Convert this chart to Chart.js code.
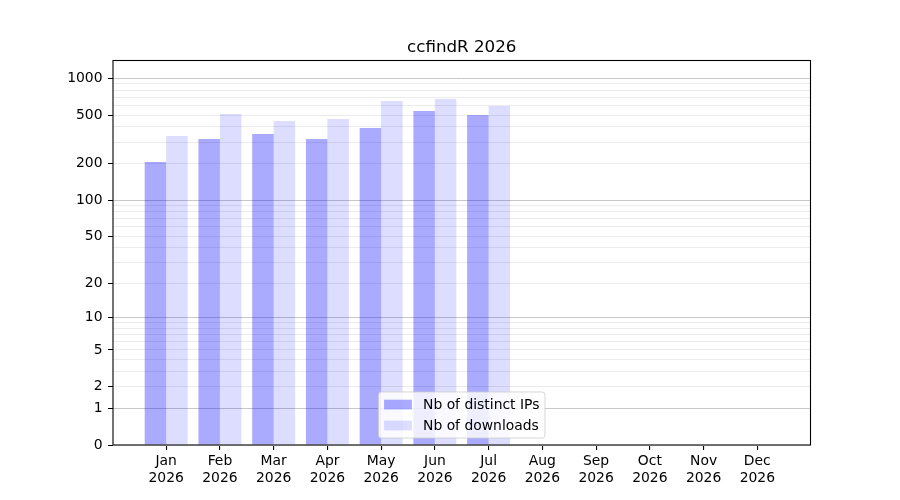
<!DOCTYPE html>
<html>
<head>
<meta charset="utf-8">
<script src="https://cdn.jsdelivr.net/npm/chart.js@4.4.1/dist/chart.umd.min.js"></script>
<style>
html,body{margin:0;padding:0;background:#ffffff;}
#wrap{width:900px;height:500px;position:relative;}
</style>
</head>
<body>
<div id="wrap"><canvas id="c" width="900" height="500"></canvas></div>
<script>
// ---- data ----
const chartTitle = 'ccfindR 2026';
const months = ['Jan','Feb','Mar','Apr','May','Jun','Jul','Aug','Sep','Oct','Nov','Dec'];
const year = '2026';
const distinctIPs = [206, 318, 350, 318, 392, 540, 501, 0, 0, 0, 0, 0];
const downloads   = [337, 510, 447, 464, 652, 677, 593, 0, 0, 0, 0, 0];
const seriesLabels = ['Nb of distinct IPs', 'Nb of downloads'];
const yTickValues  = [0, 1, 2, 5, 10, 20, 50, 100, 200, 500, 1000];
const yMinorValues = [3, 4, 6, 7, 8, 9, 30, 40, 60, 70, 80, 90, 300, 400, 600, 700, 800, 900];
const yMajorGrid   = [1, 10, 100, 1000];

// ---- helpers ----
const tf = v => Math.log10(1 + v);          // log(1+x) axis transform
const labeledY = new Set(yTickValues);
const majorY = new Set(yMajorGrid);
const allY = [...yTickValues, ...yMinorValues].sort((a, b) => a - b);
const FONT = '"DejaVu Sans", "Liberation Sans", sans-serif';
const FS = 13.9;

const framePlugin = {
  id: 'frameTitleLegend',
  afterDatasetsDraw(chart) {
    const ctx = chart.ctx, a = chart.chartArea;
    ctx.save();
    // axes frame
    ctx.strokeStyle = '#000';
    ctx.lineWidth = 1.1;
    ctx.strokeRect(a.left, a.top, a.right - a.left, a.bottom - a.top);
    // title
    ctx.fillStyle = '#000';
    ctx.font = `16.7px ${FONT}`;
    ctx.textAlign = 'center';
    ctx.textBaseline = 'alphabetic';
    ctx.fillText(chartTitle, (a.left + a.right) / 2, a.top - 8.5);
    // legend (lower center, inside axes)
    ctx.font = `${FS}px ${FONT}`;
    const items = chart.data.datasets;
    const tw = Math.max(...items.map(d => ctx.measureText(d.label).width));
    const pad = 0.4 * FS, hl = 2 * FS, htp = 0.8 * FS, ls = 0.5 * FS, rowH = 14;
    const w = pad * 2 + hl + htp + tw;
    const h = pad * 2 + items.length * rowH + (items.length - 1) * ls;
    const x0 = (a.left + a.right) / 2 - w / 2;
    const y0 = a.bottom - 0.5 * FS - h;
    ctx.beginPath();
    if (ctx.roundRect) ctx.roundRect(x0, y0, w, h, 0.2 * FS); else ctx.rect(x0, y0, w, h);
    ctx.fillStyle = 'rgba(255,255,255,0.8)';
    ctx.fill();
    ctx.strokeStyle = 'rgba(204,204,204,0.8)';
    ctx.lineWidth = 1;
    ctx.stroke();
    items.forEach((d, i) => {
      const cy = y0 + pad + i * (rowH + ls) + rowH / 2;
      ctx.fillStyle = d.backgroundColor;
      ctx.fillRect(x0 + pad, cy - 0.35 * FS, hl, 0.7 * FS);
      ctx.fillStyle = '#000';
      ctx.textAlign = 'left';
      ctx.textBaseline = 'middle';
      ctx.fillText(d.label, x0 + pad + hl + htp, cy + 0.5);
    });
    ctx.restore();
  }
};

new Chart(document.getElementById('c'), {
  type: 'bar',
  data: {
    datasets: [
      {
        label: seriesLabels[0],
        data: distinctIPs.map((v, i) => ({ x: i, y: tf(v) })),
        backgroundColor: 'rgba(0,0,255,0.333)',
        borderWidth: 0,
        categoryPercentage: 0.8,
        barPercentage: 1.0
      },
      {
        label: seriesLabels[1],
        data: downloads.map((v, i) => ({ x: i, y: tf(v) })),
        backgroundColor: 'rgba(0,0,255,0.133)',
        borderWidth: 0,
        categoryPercentage: 0.8,
        barPercentage: 1.0
      }
    ]
  },
  options: {
    responsive: false,
    animation: false,
    devicePixelRatio: 1,
    events: [],
    layout: { padding: { top: 60.5, right: 89.5, left: 0, bottom: 0 } },
    plugins: { legend: { display: false }, title: { display: false }, tooltip: { enabled: false } },
    scales: {
      x: {
        type: 'linear',
        min: -0.99,
        max: 11.99,
        offset: false,
        grid: { display: true, offset: false, drawOnChartArea: false, drawTicks: true, tickLength: 5, tickColor: '#000', lineWidth: 1.1 },
        border: { display: false },
        afterBuildTicks: s => { s.ticks = months.map((m, i) => ({ value: i })); },
        afterFit: s => { s.height = 55; },
        ticks: {
          autoSkip: false,
          maxRotation: 0,
          padding: 3.5,
          color: '#000',
          font: { family: FONT, size: FS, lineHeight: 1.18 },
          callback: v => [months[v], year]
        }
      },
      y: {
        type: 'linear',
        min: 0,
        max: 3.146,
        grid: {
          display: true,
          drawTicks: true,
          tickLength: 5,
          lineWidth: 1,
          color: c => (c.tick && majorY.has(c.tick.raw)) ? '#c8c8c8' : '#ebebeb',
          tickColor: c => (c.tick && labeledY.has(c.tick.raw)) ? '#000' : 'rgba(0,0,0,0)'
        },
        border: { display: false },
        afterBuildTicks: s => { s.ticks = allY.map(v => ({ value: tf(v), raw: v })); },
        afterFit: s => { s.width = 113; },
        ticks: {
          autoSkip: false,
          padding: 5.5,
          color: '#000',
          font: { family: FONT, size: FS },
          callback: (v, i, ticks) => {
            const r = ticks[i].raw;
            return labeledY.has(r) ? String(r) : '';
          }
        }
      }
    }
  },
  plugins: [framePlugin]
});
</script>
</body>
</html>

::::

Written problem:
Omit each picture, then return all of the listing exactly as it stands.

Response:
Convert this chart to Chart.js code.
<!DOCTYPE html>
<html>
<head>
<meta charset="utf-8">
<script src="https://cdn.jsdelivr.net/npm/chart.js@4.4.1/dist/chart.umd.min.js"></script>
<style>
html,body{margin:0;padding:0;background:#ffffff;}
#wrap{width:900px;height:500px;position:relative;}
</style>
</head>
<body>
<div id="wrap"><canvas id="c" width="900" height="500"></canvas></div>
<script>
// ---- data ----
const chartTitle = 'ccfindR 2026';
const months = ['Jan','Feb','Mar','Apr','May','Jun','Jul','Aug','Sep','Oct','Nov','Dec'];
const year = '2026';
const distinctIPs = [206, 318, 350, 318, 392, 540, 501, 0, 0, 0, 0, 0];
const downloads   = [337, 510, 447, 464, 652, 677, 593, 0, 0, 0, 0, 0];
const seriesLabels = ['Nb of distinct IPs', 'Nb of downloads'];
const yTickValues  = [0, 1, 2, 5, 10, 20, 50, 100, 200, 500, 1000];
const yMinorValues = [3, 4, 6, 7, 8, 9, 30, 40, 60, 70, 80, 90, 300, 400, 600, 700, 800, 900];
const yMajorGrid   = [1, 10, 100, 1000];

// ---- helpers ----
const tf = v => Math.log10(1 + v);          // log(1+x) axis transform
const labeledY = new Set(yTickValues);
const majorY = new Set(yMajorGrid);
const allY = [...yTickValues, ...yMinorValues].sort((a, b) => a - b);
const FONT = '"DejaVu Sans", "Liberation Sans", sans-serif';
const FS = 13.9;

const framePlugin = {
  id: 'frameTitleLegend',
  afterDatasetsDraw(chart) {
    const ctx = chart.ctx, a = chart.chartArea;
    ctx.save();
    // axes frame
    ctx.strokeStyle = '#000';
    ctx.lineWidth = 1.1;
    ctx.strokeRect(a.left, a.top, a.right - a.left, a.bottom - a.top);
    // title
    ctx.fillStyle = '#000';
    ctx.font = `16.7px ${FONT}`;
    ctx.textAlign = 'center';
    ctx.textBaseline = 'alphabetic';
    ctx.fillText(chartTitle, (a.left + a.right) / 2, a.top - 8.5);
    // legend (lower center, inside axes)
    ctx.font = `${FS}px ${FONT}`;
    const items = chart.data.datasets;
    const tw = Math.max(...items.map(d => ctx.measureText(d.label).width));
    const pad = 0.4 * FS, hl = 2 * FS, htp = 0.8 * FS, ls = 0.5 * FS, rowH = 14;
    const w = pad * 2 + hl + htp + tw;
    const h = pad * 2 + items.length * rowH + (items.length - 1) * ls;
    const x0 = (a.left + a.right) / 2 - w / 2;
    const y0 = a.bottom - 0.5 * FS - h;
    ctx.beginPath();
    if (ctx.roundRect) ctx.roundRect(x0, y0, w, h, 0.2 * FS); else ctx.rect(x0, y0, w, h);
    ctx.fillStyle = 'rgba(255,255,255,0.8)';
    ctx.fill();
    ctx.strokeStyle = 'rgba(204,204,204,0.8)';
    ctx.lineWidth = 1;
    ctx.stroke();
    items.forEach((d, i) => {
      const cy = y0 + pad + i * (rowH + ls) + rowH / 2;
      ctx.fillStyle = d.backgroundColor;
      ctx.fillRect(x0 + pad, cy - 0.35 * FS, hl, 0.7 * FS);
      ctx.fillStyle = '#000';
      ctx.textAlign = 'left';
      ctx.textBaseline = 'middle';
      ctx.fillText(d.label, x0 + pad + hl + htp, cy + 0.5);
    });
    ctx.restore();
  }
};

new Chart(document.getElementById('c'), {
  type: 'bar',
  data: {
    datasets: [
      {
        label: seriesLabels[0],
        data: distinctIPs.map((v, i) => ({ x: i, y: tf(v) })),
        backgroundColor: 'rgba(0,0,255,0.333)',
        borderWidth: 0,
        categoryPercentage: 0.8,
        barPercentage: 1.0
      },
      {
        label: seriesLabels[1],
        data: downloads.map((v, i) => ({ x: i, y: tf(v) })),
        backgroundColor: 'rgba(0,0,255,0.133)',
        borderWidth: 0,
        categoryPercentage: 0.8,
        barPercentage: 1.0
      }
    ]
  },
  options: {
    responsive: false,
    animation: false,
    devicePixelRatio: 1,
    events: [],
    layout: { padding: { top: 60.5, right: 89.5, left: 0, bottom: 0 } },
    plugins: { legend: { display: false }, title: { display: false }, tooltip: { enabled: false } },
    scales: {
      x: {
        type: 'linear',
        min: -0.99,
        max: 11.99,
        offset: false,
        grid: { display: true, offset: false, drawOnChartArea: false, drawTicks: true, tickLength: 5, tickColor: '#000', lineWidth: 1.1 },
        border: { display: false },
        afterBuildTicks: s => { s.ticks = months.map((m, i) => ({ value: i })); },
        afterFit: s => { s.height = 55; },
        ticks: {
          autoSkip: false,
          maxRotation: 0,
          padding: 3.5,
          color: '#000',
          font: { family: FONT, size: FS, lineHeight: 1.18 },
          callback: v => [months[v], year]
        }
      },
      y: {
        type: 'linear',
        min: 0,
        max: 3.146,
        grid: {
          display: true,
          drawTicks: true,
          tickLength: 5,
          lineWidth: 1,
          color: c => (c.tick && majorY.has(c.tick.raw)) ? '#c8c8c8' : '#ebebeb',
          tickColor: c => (c.tick && labeledY.has(c.tick.raw)) ? '#000' : 'rgba(0,0,0,0)'
        },
        border: { display: false },
        afterBuildTicks: s => { s.ticks = allY.map(v => ({ value: tf(v), raw: v })); },
        afterFit: s => { s.width = 113; },
        ticks: {
          autoSkip: false,
          padding: 5.5,
          color: '#000',
          font: { family: FONT, size: FS },
          callback: (v, i, ticks) => {
            const r = ticks[i].raw;
            return labeledY.has(r) ? String(r) : '';
          }
        }
      }
    }
  },
  plugins: [framePlugin]
});
</script>
</body>
</html>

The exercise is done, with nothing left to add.